Grocery shopping is one of modern life’s necessary evils. Most of the “fun” derives from the irony of getting lost among the fluorescent hell of aisles and aisles of products. Or when you find something really stupid. Like Aldi‘s famed Knoppers. What are they? Why are they called Knoppers? Who knows, but they’re tasty.

But I digress; it’s usually just an effing slog.

This usually translates into wanting to get in-and-out as quickly as humanly possible. With the rise of tap-and-go, self-serve checkouts and optional receipts, it’s become even easier to just skip all the niceties and run out of your local like you’re being chased by a bear. However, this attitude might be costing us more money that we realise.

New research from finder.com.au shows that almost one third, or 32%, of millennials they surveyed said they don’t bother to check for “transaction errors” on receipts every time they shop. Which makes us the most complacent generation surveyed when it comes to checking our weekly spends.

What’s worse is that we don’t even give a stuff to bring it up when we do find it, with those surveyed saying we’ll only make a fuss if we’re overcharged an average of $13.30. Which is, again, way higher than the surveyed average of around $10.

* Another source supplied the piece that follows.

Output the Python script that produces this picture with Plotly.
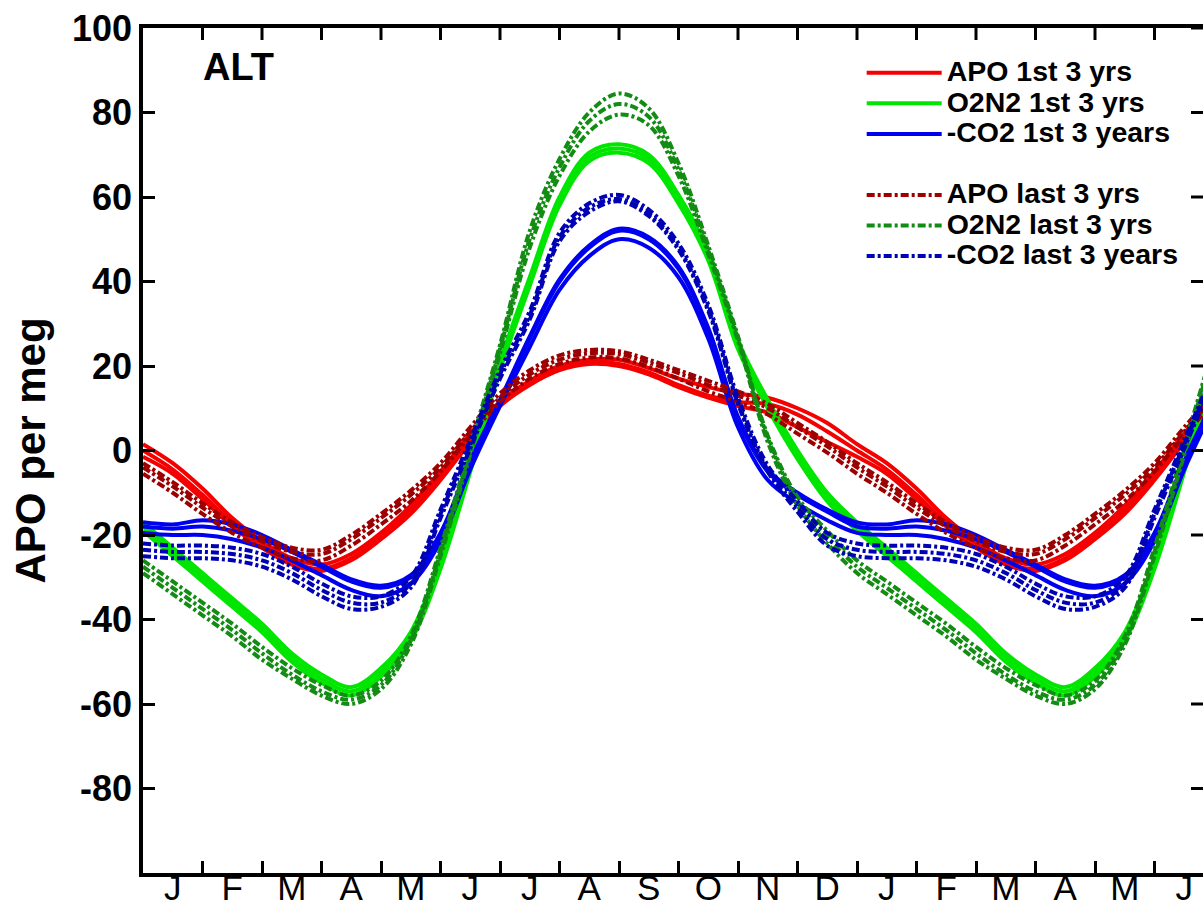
import plotly.graph_objects as go

# ---------------- data (values at half-month steps, Jan 1 = 0, one seasonal cycle) ----------------
MONTH_LABELS = ["J", "F", "M", "A", "M", "J", "J", "A", "S", "O", "N", "D",
                "J", "F", "M", "A", "M", "J"]
Y_TICKS = [-80, -60, -40, -20, 0, 20, 40, 60, 80, 100]
Y_TICK_TEXT = ["-80", "-60", "-40", "-20", "0", "20", "40", "60", "80", "100"]

# APO 1st 3 yrs (three years)
APO_FIRST_Y1 = [1.5, -3, -9, -16, -21.5, -25.5, -27, -24.5, -19.5, -13, -5, 4, 11.5, 16.5, 20, 21.5, 21.5, 19.5, 17, 15, 13.5, 12.5, 10, 6.5]
APO_FIRST_Y2 = [0, -4.5, -10.5, -17, -22, -26.5, -28, -25.5, -20.5, -14, -6, 3, 11, 16, 19.5, 21, 20.5, 18.5, 15.5, 13, 11.5, 11, 8.5, 4.5]
APO_FIRST_Y3 = [-1.5, -5.5, -11.5, -18, -23, -27, -28.5, -26, -21, -15, -7, 2, 10.5, 15.5, 19, 20.5, 20, 18, 15, 12.5, 10.5, 9, 5.5, 2]

# O2N2 1st 3 yrs
O2N2_FIRST_Y1 = [-17, -23, -29, -35, -41, -48, -53, -56, -51.5, -43, -26, -3, 21, 41, 60, 70.5, 72.5, 70, 60.5, 47, 26, 12, 0, -10]
O2N2_FIRST_Y2 = [-18, -24, -30, -36, -42, -49, -54, -57, -52.5, -44, -27, -4, 20, 40, 59, 69.5, 71.5, 69, 59.5, 46, 25, 11, -1, -11]
O2N2_FIRST_Y3 = [-19, -25, -31, -37, -43, -50, -55, -58, -53.5, -45, -28, -5, 19, 39, 58, 68.5, 70.5, 68, 58.5, 45, 24, 10, -2, -12]

# -CO2 1st 3 years
CO2_FIRST_Y1 = [-17, -17.5, -16.5, -17.5, -20, -23.5, -27, -30.5, -32, -29.5, -19.5, -2.5, 12, 27, 40.5, 48.5, 52.5, 50.5, 43.5, 29, 8, -4.5, -10, -14]
CO2_FIRST_Y2 = [-18, -18.5, -18, -19, -21, -24, -27.5, -31, -32.5, -30, -20, -3, 11.5, 26.5, 40, 48, 52, 50, 43, 28.5, 7.5, -5, -10.5, -14.5]
CO2_FIRST_Y3 = [-19.5, -20, -20, -21, -23, -26, -29.5, -33, -34.5, -31.5, -21.5, -4.5, 10.5, 24.5, 38, 46, 50, 48, 41, 26.5, 5.5, -7, -12.5, -16.5]

# APO last 3 yrs
APO_LAST_Y1 = [-3, -7.5, -12.5, -17, -20.5, -23, -23.5, -20, -15, -9.5, -3, 5.5, 13.5, 19, 22.5, 23.8, 23.5, 21.5, 19, 16.5, 14, 11, 6.5, 2]
APO_LAST_Y2 = [-4, -8.5, -13.5, -18, -21.5, -24, -24.5, -21, -16, -10.5, -4, 4.5, 12.5, 18, 21.5, 23, 22.8, 20.8, 18.3, 15.5, 13, 10, 5.5, 1]
APO_LAST_Y3 = [-5.5, -10, -15, -19.5, -23, -25.5, -26, -22.5, -17.5, -12, -5, 3.5, 11.5, 17, 20.5, 22, 21.8, 19.8, 17, 14, 11.5, 8.5, 4, -0.5]

# O2N2 last 3 yrs
O2N2_LAST_Y1 = [-26, -31, -36, -41, -46.5, -51.5, -55.5, -58, -54.5, -44, -23, 1, 25, 52, 69, 80, 84.5, 81, 68, 48.5, 27, 3.5, -11, -19]
O2N2_LAST_Y2 = [-27.5, -32.5, -37.5, -42.5, -48, -53, -57, -59, -55.5, -45, -24, 0, 24, 50, 67, 78, 82, 79, 66.5, 47.5, 26.5, 3, -12, -20.5]
O2N2_LAST_Y3 = [-29, -34, -39, -44, -49.5, -54, -58, -60, -56.5, -46, -25, -1, 23, 48, 65, 75.5, 79.5, 77, 65, 46.5, 26, 2, -13, -22]

# -CO2 last 3 years
CO2_LAST_Y1 = [-22, -22.5, -22.5, -23, -24.5, -27.5, -31.5, -34.5, -34.5, -30, -14, 2.5, 19, 33, 51.5, 58.5, 60.5, 57, 49, 34.5, 12.5, -3.5, -12, -19.5]
CO2_LAST_Y2 = [-23.5, -24, -24, -24.5, -26, -29, -33, -36, -36, -31.5, -15, 1.5, 18, 32, 50.5, 57.5, 59.5, 56, 48, 33.5, 11.5, -4.5, -13.5, -21]
CO2_LAST_Y3 = [-25, -25.5, -25.5, -26, -27.5, -30.5, -34.5, -37.5, -37, -32.5, -16, 0.5, 17, 31, 49.5, 56.5, 59, 55.5, 47.5, 33, 11, -5, -14.5, -22.5]

# x positions: half-month steps over the 18 months shown
X_MONTHS = [i / 2 for i in range(37)]
MONTH_BOUNDS = list(range(1, 18))
MONTH_CENTERS = [i + 0.5 for i in range(18)]

SERIES = [
    ("APO 1st 3 yrs", "first", "#f50000", "solid", [APO_FIRST_Y1, APO_FIRST_Y2, APO_FIRST_Y3]),
    ("O2N2 1st 3 yrs", "first", "#00e600", "solid", [O2N2_FIRST_Y1, O2N2_FIRST_Y2, O2N2_FIRST_Y3]),
    ("-CO2 1st 3 years", "first", "#0000f0", "solid", [CO2_FIRST_Y1, CO2_FIRST_Y2, CO2_FIRST_Y3]),
    ("APO last 3 yrs", "last", "#9c0000", "8px,3px,3px,3px", [APO_LAST_Y1, APO_LAST_Y2, APO_LAST_Y3]),
    ("O2N2 last 3 yrs", "last", "#128c12", "8px,3px,3px,3px", [O2N2_LAST_Y1, O2N2_LAST_Y2, O2N2_LAST_Y3]),
    ("-CO2 last 3 years", "last", "#0000b4", "8px,3px,3px,3px", [CO2_LAST_Y1, CO2_LAST_Y2, CO2_LAST_Y3]),
]

FONT = "Liberation Sans, Arial, Helvetica, sans-serif"
X_RANGE = [0, 1060 / 59.5]
Y_RANGE = [-100, 100]
TICK_LEN_PX = 12
PLOT_W_PX, PLOT_H_PX = 1060, 845

fig = go.Figure()
for name, group, color, dash, years in SERIES:
    for i, vals in enumerate(years):
        yvals = [vals[k % len(vals)] for k in range(len(X_MONTHS))]
        fig.add_trace(go.Scatter(
            x=X_MONTHS, y=yvals, mode="lines",
            line=dict(color=color, width=4, dash=dash, shape="spline", smoothing=1.0),
            name="<span style='font-size:28.5px'>" + name + "</span>",
            legendgroup=group, showlegend=(i == 0), hoverinfo="skip",
        ))

# inward ticks on the top and right frame edges (mirrors of the month / value ticks)
tick_line = dict(color="black", width=3)
shapes = []
for m in MONTH_BOUNDS:
    shapes.append(dict(type="line", xref="x", yref="y domain", x0=m, x1=m,
                       y0=1, y1=1 - TICK_LEN_PX / PLOT_H_PX, line=tick_line, layer="above"))
for v in Y_TICKS:
    shapes.append(dict(type="line", xref="x domain", yref="y", x0=1, x1=1 - TICK_LEN_PX / PLOT_W_PX,
                       y0=v, y1=v, line=tick_line, layer="above"))

fig.update_layout(
    width=1203, height=906,
    margin=dict(l=143, r=0, t=28, b=33),
    paper_bgcolor="white", plot_bgcolor="white",
    font=dict(family=FONT, color="black"),
    showlegend=True,
    legend=dict(
        x=0.678, y=0.971, xanchor="left", yanchor="top",
        bgcolor="rgba(0,0,0,0)", borderwidth=0,
        font=dict(family=FONT, size=21.2, color="black", weight="bold"),
        traceorder="grouped", tracegroupgap=30.5, itemwidth=75,
    ),
    xaxis=dict(
        range=X_RANGE, showgrid=False, zeroline=False, showline=True, linecolor="black",
        linewidth=3.5, mirror=True, automargin=False,
        tickmode="array", tickvals=MONTH_CENTERS, ticktext=MONTH_LABELS,
        ticks="", tickfont=dict(family=FONT, size=35, color="black"),
        ticklabelstandoff=-19,
        minor=dict(tickmode="array", tickvals=MONTH_BOUNDS, ticks="inside",
                   ticklen=TICK_LEN_PX, tickwidth=3, tickcolor="black", showgrid=False),
    ),
    yaxis=dict(
        range=Y_RANGE, showgrid=False, zeroline=False, showline=True, linecolor="black",
        linewidth=3.5, mirror=True, automargin=False,
        tickmode="array", tickvals=Y_TICKS, ticktext=Y_TICK_TEXT,
        ticks="inside", ticklen=TICK_LEN_PX, tickwidth=3, tickcolor="black",
        tickfont=dict(family=FONT, size=36, color="black", weight="bold"),
        title=dict(text="APO per meg", font=dict(family=FONT, size=42, color="black", weight="bold"),
                   standoff=14),
    ),
    shapes=shapes,
    annotations=[dict(
        text="ALT", xref="paper", yref="paper", x=0.055, y=0.954,
        xanchor="left", yanchor="middle", showarrow=False,
        font=dict(family=FONT, size=38, color="black", weight="bold"),
    )],
)

fig.write_html("out.html")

Stuff like scanning items twice, not applying advertised discounts, and inputting the wrong type of product (because really, what IS the difference between all the different oranges available?) are just a fraction of the types of errors that may be costing us big time if we don’t review our purchases.

Speaking with PEDESTRIAN.TV, finder.com.au’s money expert Bessie Hassan says that, “Whether the item is scanned twice or a promotional discount isn’t applied, it’s your responsibility to make sure you’re being charged the right amount. Every dollar adds up.”

Hassan also notes that it’s just as important when at a self-serve checkout; just because you’re doing the scanning and bagging yourself, it doesn’t mean you can immediately trust yourself as well.

“When you’re at the checkout, take a couple of minutes to check your payment (either on the screen or by printing a docket) and make sure you’re paying the correct amount,” Hassan says.

“If something seems wrong, or if you’ve been charged for something twice, speak to a store representative and ask them to correct the payment.”

So remember, just like someone on twitter throwing shade, never forget the receipts.

*The above article does not constitute financial product advice. You should consider obtaining independent financial advice before making any financial decisions.